- _WHAT THE TASK REQUIRES_
Leave out the pictures, and write out exactly the lines from the beginning of the material to the line holding "y_ticks = list(range(0, 281, 20))", that line included, and nothing else.
start DATASET CONTENT
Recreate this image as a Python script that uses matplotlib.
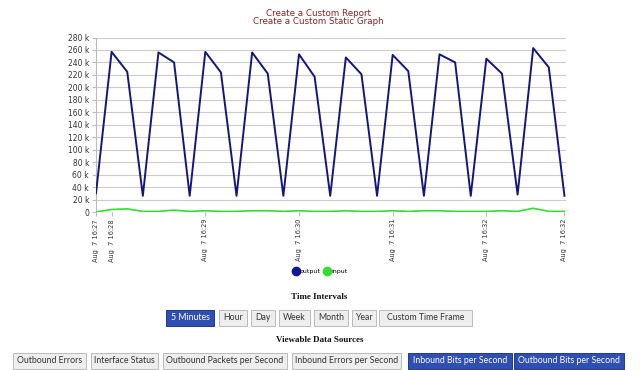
import datetime as dt
import matplotlib
matplotlib.use("Agg")
import matplotlib.pyplot as plt
from matplotlib.lines import Line2D
from matplotlib.patches import FancyBboxPatch

# samples every 10 s, 16:27:50 -> 16:32:50
start = dt.datetime(2012, 8, 7, 16, 27, 50)
times = [start + dt.timedelta(seconds=10 * i) for i in range(31)]
output_k = [30, 257, 225, 26, 256, 240, 26, 257, 224, 26, 256, 222, 26,
            253, 217, 26, 248, 221, 26, 252, 226, 26, 253, 240, 26,
            246, 222, 28, 263, 232, 26]
input_k = [0, 4, 5, 1, 1, 3, 1, 2, 1, 1, 2, 2, 1, 2, 1, 1, 2, 1, 1,
           2, 1, 2, 2, 1, 1, 1, 2, 1, 6, 1, 1]

tick_times = [times[0]] + [dt.datetime(2012, 8, 7, 16, m) for m in range(28, 33)] + [times[-1]]
y_ticks = list(range(0, 281, 20))

interval_buttons = ["5 Minutes", "Hour", "Day", "Week", "Month", "Year", "Custom Time Frame"]
interval_x = [(166, 214), (219, 247), (251, 275), (279, 310), (314, 348), (352, 376), (379, 472)]
source_buttons = ["Outbound Errors", "Interface Status", "Outbound Packets per Second",
                  "Inbound Errors per Second", "Inbound Bits per Second", "Outbound Bits per Second"]
source_x = [(13, 86), (91, 158), (163, 287), (292, 401), (408, 512), (514, 624)]
active = {"5 Minutes", "Inbound Bits per Second", "Outbound Bits per Second"}

W, H = 640, 370
fig = plt.figure(figsize=(6.4, 3.7), dpi=100)
fig.patch.set_facecolor("white")

ax = fig.add_axes([96 / W, 1 - 212 / H, (566 - 96) / W, (212 - 37.5) / H])
ax.plot(times, [v * 1000 for v in output_k], color="#15157f", lw=1.4, zorder=3)
ax.plot(times, [v * 1000 for v in input_k], color="#33dd33", lw=1.2, zorder=3)

ax.set_ylim(0, 280000)
ax.set_yticks([v * 1000 for v in y_ticks])
ax.set_yticklabels(["0" if v == 0 else f"{v} k" for v in y_ticks], fontsize=5.5, color="#333333")
ax.set_xlim(times[0], times[-1] + dt.timedelta(seconds=1))
ax.set_xticks(tick_times)
ax.set_xticklabels([t.strftime("Aug  7 %H:%M") for t in tick_times], rotation=90,
                   fontsize=4.8, color="#333333", va="top", ha="center")
ax.grid(axis="y", color="#cccccc", lw=0.8)
ax.set_axisbelow(True)
for s in ["top", "right", "bottom"]:
    ax.spines[s].set_visible(False)
ax.spines["left"].set_color("#bbbbbb")
ax.tick_params(axis="y", length=3, color="#bbbbbb", pad=2)
ax.tick_params(axis="x", length=3, color="#bbbbbb", pad=2)

# titles
fig.text(318 / W, 1 - 13 / H, "Create a Custom Report", ha="center", va="center",
         fontsize=6.3, color="#8b2222")
fig.text(318 / W, 1 - 22 / H, "Create a Custom Static Graph", ha="center", va="center",
         fontsize=6.3, color="#8b2222")

# legend
handles = [Line2D([], [], marker="o", ls="", color="#15159a", markersize=6),
           Line2D([], [], marker="o", ls="", color="#33dd33", markersize=6)]
fig.legend(handles, ["output", "input"], loc="center", bbox_to_anchor=(320 / W, 1 - 271.5 / H),
           ncol=2, frameon=False, fontsize=4.5, handletextpad=0.1, columnspacing=0.6,
           handlelength=1.0)

fig.text(319 / W, 1 - 297 / H, "Time Intervals", ha="center", va="center",
         fontsize=6.5, fontweight="bold", family="Liberation Serif", color="#111111")
fig.text(320 / W, 1 - 340 / H, "Viewable Data Sources", ha="center", va="center",
         fontsize=6.5, fontweight="bold", family="Liberation Serif", color="#111111")


def button(label, x0, x1, y0, y1):
    on = label in active
    face = "#2f4fb3" if on else "#eeeeee"
    edge = "#23398a" if on else "#bbbbbb"
    fig.patches.append(FancyBboxPatch((x0 / W, 1 - y1 / H), (x1 - x0) / W, (y1 - y0) / H,
                                      boxstyle="square,pad=0", transform=fig.transFigure,
                                      facecolor=face, edgecolor=edge, lw=0.7, figure=fig))
    fig.text((x0 + x1) / 2 / W, 1 - (y0 + y1) / 2 / H, label, ha="center", va="center",
             fontsize=6.3, color="white" if on else "#333333", family="Lato")


for label, (x0, x1) in zip(interval_buttons, interval_x):
    button(label, x0, x1, 309.5, 325.5)
for label, (x0, x1) in zip(source_buttons, source_x):
    button(label, x0, x1, 352.5, 369)

fig.savefig("out.png", dpi=100)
end DATASET CONTENT
- _WRITTEN RESPONSE_
Recreate this image as a Python script that uses matplotlib.
import datetime as dt
import matplotlib
matplotlib.use("Agg")
import matplotlib.pyplot as plt
from matplotlib.lines import Line2D
from matplotlib.patches import FancyBboxPatch

# samples every 10 s, 16:27:50 -> 16:32:50
start = dt.datetime(2012, 8, 7, 16, 27, 50)
times = [start + dt.timedelta(seconds=10 * i) for i in range(31)]
output_k = [30, 257, 225, 26, 256, 240, 26, 257, 224, 26, 256, 222, 26,
            253, 217, 26, 248, 221, 26, 252, 226, 26, 253, 240, 26,
            246, 222, 28, 263, 232, 26]
input_k = [0, 4, 5, 1, 1, 3, 1, 2, 1, 1, 2, 2, 1, 2, 1, 1, 2, 1, 1,
           2, 1, 2, 2, 1, 1, 1, 2, 1, 6, 1, 1]

tick_times = [times[0]] + [dt.datetime(2012, 8, 7, 16, m) for m in range(28, 33)] + [times[-1]]
y_ticks = list(range(0, 281, 20))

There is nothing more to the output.